Bhubaneswar : Groundwater depletion is having serious consequences on communities around the world, and has also started to cause severe issues in the state of Odisha. The groundwater levels across the state have been declining due to over-extraction of ground water and lack of proper water management.
A study was released by SwitchON Foundation on World Water Day indicating the distressing situation of groundwater depletion in Odisha. The report highlights that groundwater depletion is leading to reduced water availability, in regions that rely on underground reserves as their primary source of freshwater.
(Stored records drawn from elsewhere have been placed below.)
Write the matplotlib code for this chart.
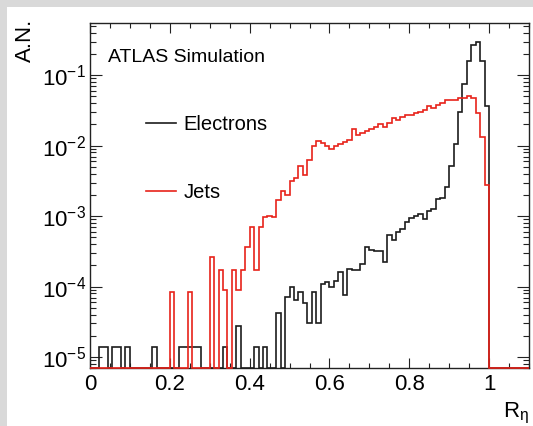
import numpy as np
import matplotlib
matplotlib.use('Agg')
import matplotlib.pyplot as plt
from matplotlib.patches import Rectangle
from matplotlib.lines import Line2D
from matplotlib.ticker import MultipleLocator, LogLocator, NullFormatter

###############################################################################

# R_eta histograms, 90 bins of width 1/90 over [0, 1] (A.N. per bin)
n_bins = 90
x_max = 1.1

electrons = [
    0, 0, 1.4e-5, 1.4e-5, 0, 1.4e-5, 1.4e-5, 0, 1.4e-5, 0,
    0, 0, 0, 0, 1.4e-5, 0, 0, 0, 0, 0,
    1.4e-5, 1.4e-5, 1.4e-5, 1.4e-5, 1.4e-5, 0, 0, 0, 0, 0,
    1.4e-5, 0, 0, 2.8e-5, 0, 0, 0, 1.4e-5, 0, 1.4e-5,
    0, 0, 4.2e-5, 0, 7.2e-5, 1.0e-4, 6.5e-5, 8.5e-5, 5.8e-5, 3.0e-5,
    8.5e-5, 3.0e-5, 1.1e-4, 1.15e-4, 1.0e-4, 1.2e-4, 1.6e-4, 7.6e-5, 1.75e-4, 1.7e-4,
    1.7e-4, 2.1e-4, 3.6e-4, 3.3e-4, 3.2e-4, 3.2e-4, 2.2e-4, 5.4e-4, 4.6e-4, 5.9e-4,
    6.6e-4, 8.3e-4, 9.3e-4, 1.0e-3, 1.07e-3, 9.1e-4, 1.17e-3, 1.26e-3, 1.74e-3, 1.8e-3,
    2.6e-3, 5.1e-3, 1.07e-2, 3.0e-2, 7.6e-2, 0.16, 0.27, 0.30, 0.16, 3.6e-2,
]

jets = [
    0, 0, 0, 0, 0, 0, 0, 0, 0, 0,
    0, 0, 0, 0, 0, 0, 0, 0, 8.5e-5, 0,
    0, 0, 8.5e-5, 0, 0, 0, 0, 2.6e-4, 0, 1.7e-4,
    8.9e-5, 0, 1.7e-4, 8.9e-5, 1.7e-4, 3.7e-4, 7.1e-4, 1.7e-4, 7.1e-4, 9.8e-4,
    1.0e-3, 9.8e-4, 1.7e-3, 2.3e-3, 2.0e-3, 3.2e-3, 3.5e-3, 5.2e-3, 3.8e-3, 6.3e-3,
    1.0e-2, 1.15e-2, 1.1e-2, 1.0e-2, 9.1e-3, 1.0e-2, 1.07e-2, 1.12e-2, 1.2e-2, 1.7e-2,
    1.4e-2, 1.5e-2, 1.6e-2, 1.75e-2, 1.85e-2, 2.0e-2, 1.85e-2, 2.1e-2, 2.45e-2, 2.3e-2,
    2.55e-2, 2.7e-2, 2.75e-2, 2.9e-2, 3.0e-2, 3.25e-2, 3.6e-2, 3.45e-2, 3.8e-2, 4.0e-2,
    4.4e-2, 4.5e-2, 4.5e-2, 4.8e-2, 4.7e-2, 5.0e-2, 4.8e-2, 2.95e-2, 1.33e-2, 2.75e-3,
]

labels = ['Electrons', 'Jets']
colors = ['#1c1c1c', '#e8221a']

y_lo, y_hi = 7e-6, 0.55

###############################################################################

plt.rcParams['font.family'] = ['Liberation Sans', 'DejaVu Sans']
plt.rcParams['mathtext.fontset'] = 'custom'
plt.rcParams['mathtext.rm'] = 'Liberation Sans'
plt.rcParams['mathtext.it'] = 'Liberation Sans'
plt.rcParams['axes.unicode_minus'] = False

fig = plt.figure(figsize=(5.33, 4.26), dpi=100)
fig.patch.set_facecolor('#d9d9d9')
# white canvas, grey frame only on the left and top
fig.add_artist(Rectangle((7 / 533, 0), 1, 1 - 7 / 426,
                         transform=fig.transFigure, facecolor='white',
                         edgecolor='none', zorder=-10))

ax = fig.add_axes([90 / 533, 1 - 368 / 426, 439 / 533, 345 / 426])
ax.set_facecolor('white')

# bins out to the end of the axis; empty bins sit on the bottom edge
edges = np.linspace(0, x_max, int(round(x_max * n_bins)) + 1)
n_extra = len(edges) - 1 - n_bins
for vals, col in zip([electrons, jets], colors):
    v = np.array(vals + [0] * n_extra, dtype=float)
    v = np.where(v > 0, v, y_lo)
    ax.stairs(v, edges, baseline=None, color=col, linewidth=1.2,
              clip_on=False, zorder=3)

ax.set_yscale('log')
ax.set_xlim(0, x_max)
ax.set_ylim(y_lo, y_hi)

ax.xaxis.set_major_locator(MultipleLocator(0.2))
ax.xaxis.set_minor_locator(MultipleLocator(0.05))
ax.xaxis.set_major_formatter(plt.FuncFormatter(lambda v, p: '%g' % round(v, 2)))
ax.yaxis.set_major_locator(LogLocator(base=10, numticks=10))
ax.yaxis.set_minor_locator(LogLocator(base=10, subs=np.arange(2, 10), numticks=10))
ax.yaxis.set_minor_formatter(NullFormatter())

ax.tick_params(which='both', direction='in', top=True, right=True,
               colors='#222222', labelcolor='black', labelsize=16)
ax.tick_params(axis='x', which='major', length=7.5, width=0.8, pad=4)
ax.tick_params(axis='x', which='minor', length=3.8, width=0.8)
ax.tick_params(axis='y', which='major', length=8.5, width=0.8, pad=3)
ax.tick_params(axis='y', which='minor', length=4.5, width=0.8)
for sp in ax.spines.values():
    sp.set_linewidth(1.0)
    sp.set_color('#222222')

# axis titles at the ends of the axes (ROOT style)
ax.text(-0.148, 1.012, 'A.N.', rotation=90, ha='center', va='top',
        fontsize=16, transform=ax.transAxes)
ax.text(1.0, -0.142, r'R$_{\mathrm{\eta}}$', ha='right', va='baseline',
        fontsize=16, transform=ax.transAxes)

ax.text(0.04, 0.9, 'ATLAS Simulation', fontsize=14, ha='left',
        va='center', transform=ax.transAxes)

handles = [Line2D([], [], color=c, linewidth=1.2) for c in colors]
ax.legend(handles, labels, loc='upper left', bbox_to_anchor=(0.11, 0.757),
          frameon=False, fontsize=14.5, handlelength=1.45,
          handletextpad=0.4, labelspacing=2.45, borderaxespad=0)

fig.savefig('out.png', dpi=100, facecolor=fig.get_facecolor())
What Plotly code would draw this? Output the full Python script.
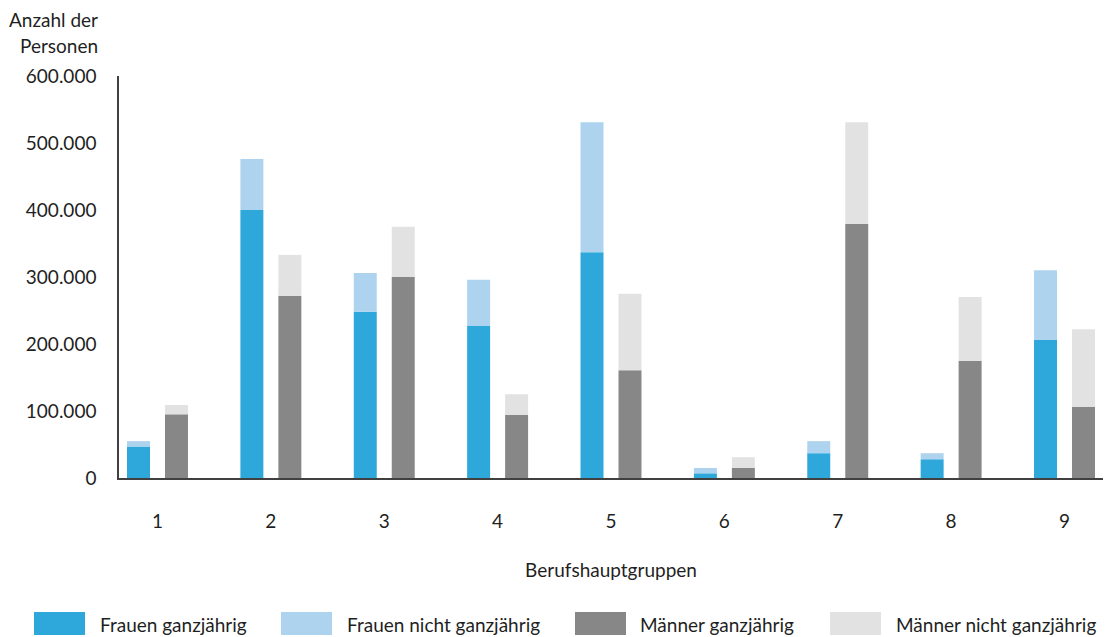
import plotly.graph_objects as go

categories = ["1", "2", "3", "4", "5", "6", "7", "8", "9"]
frauen_ganz = [47000, 400000, 248000, 227000, 337000, 7000, 37000, 28000, 206000]
frauen_nicht = [8000, 76000, 58000, 69000, 194000, 8000, 18000, 9000, 104000]
maenner_ganz = [95000, 272000, 300000, 94000, 161000, 15000, 379000, 175000, 106000]
maenner_nicht = [14000, 61000, 75000, 31000, 114000, 16000, 152000, 95000, 116000]
y_ticks = [0, 100000, 200000, 300000, 400000, 500000, 600000]
y_tick_labels = ["0", "100.000", "200.000", "300.000", "400.000", "500.000", "600.000"]
legend_names = ["Frauen ganzjährig", "Frauen nicht ganzjährig", "Männer ganzjährig", "Männer nicht ganzjährig"]

C_FG = "#2EA7DB"
C_FN = "#AED3EE"
C_MG = "#878787"
C_MN = "#E2E2E2"
FONT = "Lato"
FS = 19
TXT = "#1f1f1f"

fig = go.Figure()
fig.add_trace(go.Bar(x=categories, y=frauen_ganz, name=legend_names[0], offsetgroup="F",
                     marker=dict(color=C_FG, line=dict(width=0))))
fig.add_trace(go.Bar(x=categories, y=frauen_nicht, base=frauen_ganz, name=legend_names[1], offsetgroup="F",
                     marker=dict(color=C_FN, line=dict(width=0))))
fig.add_trace(go.Bar(x=categories, y=maenner_ganz, name=legend_names[2], offsetgroup="M",
                     marker=dict(color=C_MG, line=dict(width=0))))
fig.add_trace(go.Bar(x=categories, y=maenner_nicht, base=maenner_ganz, name=legend_names[3], offsetgroup="M",
                     marker=dict(color=C_MN, line=dict(width=0))))

fig.update_layout(
    width=1112, height=637,
    margin=dict(l=119, r=9, t=76, b=159),
    paper_bgcolor="white", plot_bgcolor="white",
    barmode="group", bargap=0.33, bargroupgap=0.395,
    showlegend=False,
    font=dict(family=FONT, size=FS, color=TXT),
    xaxis=dict(type="category", range=[-0.3395, 8.3395], showgrid=False, zeroline=False,
               showline=True, linecolor="#404040", linewidth=2, ticks="",
               ticklabelstandoff=25, tickfont=dict(size=FS, color=TXT),
               title=dict(text="Berufshauptgruppen", standoff=33, font=dict(size=FS, color=TXT))),
    yaxis=dict(range=[0, 600000], tickvals=y_ticks, ticktext=y_tick_labels, showgrid=False,
               zeroline=False, showline=True, linecolor="#404040", linewidth=1.5, ticks="",
               ticklabelstandoff=17, tickfont=dict(size=FS, color=TXT)),
)

fig.add_annotation(xref="paper", yref="paper", x=-0.019, y=1.0, yshift=57, xanchor="right", yanchor="middle",
                   text="Anzahl der", showarrow=False, align="right", font=dict(size=FS, color=TXT))
fig.add_annotation(xref="paper", yref="paper", x=-0.019, y=1.0, yshift=31, xanchor="right", yanchor="middle",
                   text="Personen", showarrow=False, align="right", font=dict(size=FS, color=TXT))

# custom legend with large swatches (paper coordinates)
plot_w = 1112 - 119 - 9
plot_h = 637 - 76 - 159
def px_x(px):
    return (px - 119) / plot_w
def px_y(py):
    return (637 - 159 - py) / plot_h

legend_items = [(34, 98, C_FG), (281, 345, C_FN), (575, 638, C_MG), (830, 894, C_MN)]
for (sx, tx, col), name in zip(legend_items, legend_names):
    fig.add_shape(type="rect", xref="paper", yref="paper",
                  x0=px_x(sx), x1=px_x(sx + 51), y0=px_y(635), y1=px_y(612),
                  fillcolor=col, line=dict(width=0))
    fig.add_annotation(xref="paper", yref="paper", x=px_x(tx), y=px_y(624), xanchor="left",
                       yanchor="middle", text=name, showarrow=False, font=dict(size=FS, color=TXT))

fig.write_html("out.html", config={"displayModeBar": False},
               post_script="document.body.style.margin='0';document.body.style.overflow='hidden';")
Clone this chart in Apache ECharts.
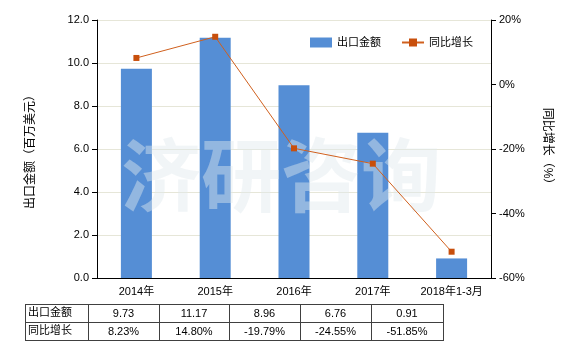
<!DOCTYPE html>
<html><head><meta charset="utf-8">
<script src="https://cdn.jsdelivr.net/npm/echarts@6/dist/echarts.min.js"></script>
<style>html,body{margin:0;padding:0;background:#fff}#c{width:580px;height:350px}</style>
</head><body><div id="c"></div>
<script>
var categories = ['2014年', '2015年', '2016年', '2017年', '2018年1-3月'];
var exportValues = [9.73, 11.17, 8.96, 6.76, 0.91];
var growthValues = [8.23, 14.80, -19.79, -24.55, -51.85];
var exportLabels = ['9.73', '11.17', '8.96', '6.76', '0.91'];
var growthLabels = ['8.23%', '14.80%', '-19.79%', '-24.55%', '-51.85%'];
var rowNames = ['出口金额', '同比增长'];

var FONT = "'Liberation Sans','Noto Sans CJK SC',sans-serif";
var chart = echarts.init(document.getElementById('c'));

// table geometry
var colX = [25, 88, 159, 229, 300, 371, 443];
var rowY = [304, 322, 340];
var g = [];
var lineStyle = {stroke: '#404040', lineWidth: 1};
for (var i = 0; i < colX.length; i++) {
  g.push({type: 'line', shape: {x1: colX[i] + 0.5, y1: rowY[0], x2: colX[i] + 0.5, y2: rowY[2]}, style: lineStyle, z: 10});
}
for (var j = 0; j < rowY.length; j++) {
  g.push({type: 'line', shape: {x1: colX[0], y1: rowY[j] + 0.5, x2: colX[colX.length - 1] + 1, y2: rowY[j] + 0.5}, style: lineStyle, z: 10});
}
var rows = [exportLabels, growthLabels];
for (var r = 0; r < 2; r++) {
  var cy = (rowY[r] + rowY[r + 1]) / 2;
  g.push({type: 'text', x: colX[0] + 3, y: cy, style: {text: rowNames[r], fill: '#000', font: '11px ' + FONT, textVerticalAlign: 'middle', verticalAlign: 'middle'}, z: 10});
  for (var c = 0; c < rows[r].length; c++) {
    g.push({type: 'text', x: (colX[c + 1] + colX[c + 2]) / 2, y: cy + 1, style: {text: rows[r][c], fill: '#000', font: '11px ' + FONT, textAlign: 'center', align: 'center', textVerticalAlign: 'middle', verticalAlign: 'middle'}, z: 10});
  }
}
// watermark
g.push({type: 'text', x: 281, y: 175, style: {text: '济研咨询', fill: 'rgba(225,232,238,0.45)', font: 'bold 80px "Noto Sans CJK SC"', textAlign: 'center', align: 'center', textVerticalAlign: 'middle', verticalAlign: 'middle'}, z: 5, silent: true});

chart.setOption({
  animation: false,
  textStyle: {fontFamily: FONT},
  grid: {left: 97, right: 89, top: 20, bottom: 72},
  legend: {
    top: 32, left: 305, itemWidth: 22, itemHeight: 10, itemGap: 20,
    textStyle: {fontSize: 11, color: '#000'},
    data: [{name: '出口金额', icon: 'rect'}, {name: '同比增长'}]
  },
  xAxis: {
    type: 'category', data: categories,
    axisLine: {lineStyle: {color: '#000'}},
    axisTick: {alignWithLabel: true, lineStyle: {color: '#000'}},
    axisLabel: {color: '#000', fontSize: 11, margin: 8, interval: 0}
  },
  yAxis: [{
    type: 'value', min: 0, max: 12, interval: 2,
    name: '出口金额（百万美元）', nameLocation: 'middle', nameGap: 60, nameRotate: 90,
    nameTextStyle: {fontSize: 12, color: '#000'},
    axisLine: {show: true, lineStyle: {color: '#000'}},
    axisTick: {show: true, lineStyle: {color: '#000'}},
    axisLabel: {color: '#000', fontSize: 11, formatter: function (v) { return v.toFixed(1); }},
    splitLine: {lineStyle: {color: '#e6e6d8'}}
  }, {
    type: 'value', min: -60, max: 20, interval: 20,
    name: '同比增长（%）', nameLocation: 'middle', nameGap: 50, nameRotate: -90,
    nameTextStyle: {fontSize: 12, color: '#000'},
    axisLine: {show: true, lineStyle: {color: '#000'}},
    axisTick: {show: true, lineStyle: {color: '#000'}},
    axisLabel: {color: '#000', fontSize: 11, formatter: '{value}%'},
    splitLine: {show: false}
  }],
  series: [{
    name: '出口金额', type: 'bar', data: exportValues, barWidth: 31,
    itemStyle: {color: '#558ed5'}, z: 2
  }, {
    name: '同比增长', type: 'line', yAxisIndex: 1, data: growthValues,
    symbol: 'rect', symbolSize: 6,
    lineStyle: {color: '#d0601e', width: 1},
    itemStyle: {color: '#c84f0c'}, z: 20
  }],
  graphic: g
});
</script></body></html>
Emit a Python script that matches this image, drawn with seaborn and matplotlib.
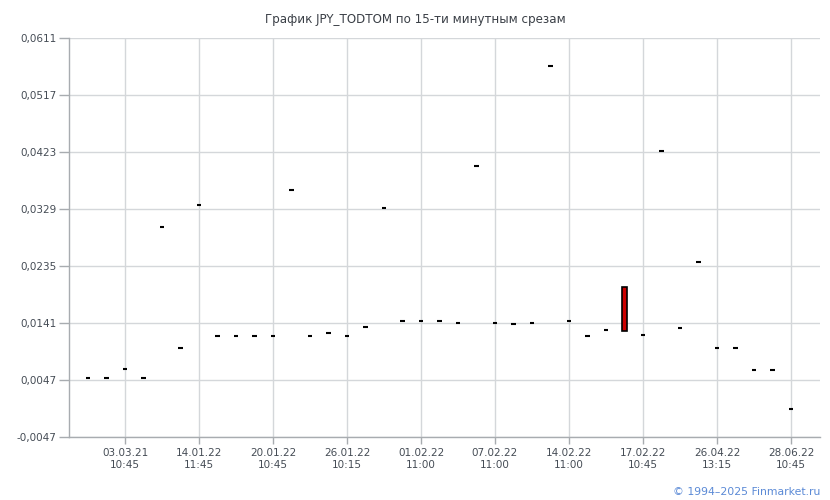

This is leading to an increase in competition for scarce resources and worsening water scarcity in already dry regions.
- Parts of the state are yet to achieve the recommended daily drinking water target of 40 lpcd per capita.
- About 17 districts in the state have issues with saline groundwater and in many districts the concentration of fluoride, nitrate, iron and chromium(hexavalent) are found to be above the permissible limits.
- Wastage of water in domestic-due to a lack of adequate infrastructure and metering, around 54% of unaccounted water losses were observed within the system.
- The availability of water by the year 2051 was assessed, and the result shows that the surface water availability from its own drainage boundary remains more or less fixed but the inflow of surface water from neighbouring states will be reduced from 37.556 BCM to 25.272 BCM.
- An assessment done by researchers for the water resources in Odisha, indicated that by the year 2051 the total water requirement may go upto 85 billion cubic metre from the present requirement of 55 billion cubic metre, and the state may face a severe water scarcity situation in 2051.
- Baseline study of all active groundwater sources, suggesting relevant policy recommendations.
- Conservation of traditional wetland to be protected for effective ground water recharge.
- Desiltation/dredging of surface water bodies like streams, rivers and canals for better percolation and recharge of aquifers during monsoons.
- Rejuvenation of dried up/deteriorated traditional water storage units like ponds, tanks etc.
- Artificial recharge structures to be constructed based on a research of aquifer characteristics and land use surveys.
- Massive awareness programmes to be done for promoting sustainable use of water, avoiding water wastages in agri and domestic sectors, also during supply and distribution etc.
- Integrated approach for water conservation.
- Assessing the existing policies, Acts and schemes related to water conservation for their effectiveness.
Overall, the study emphasises the urgent need for better management and conservation of groundwater resources. The report recommends implementing policies to regulate the use of underground water extraction, adopting technology and practices for water conservation and water use efficiency, promotion of water-resistant crops like millets and other indigenous rice varieties, and shifting from high-water consumption crops. Failure to act could have severe consequences for the environment and communities around the world.
Working towards the conservation of the environment as a whole, SwitchON Foundation has launched their Empowering Energy, Water and Agriculture wing (EEWA) to promote green energy, climate smart agriculture and water conservation.
Looking at the appalling data, Vinay Jaju, Managing Director, SwitchON Foundation said, “It’s very alarming the way groundwater is getting depleted. We have technology solutions and with awareness and change in habits – we have to work on conserving water on a war footing mode. We need to take immediate action to conserve our most precious resource”.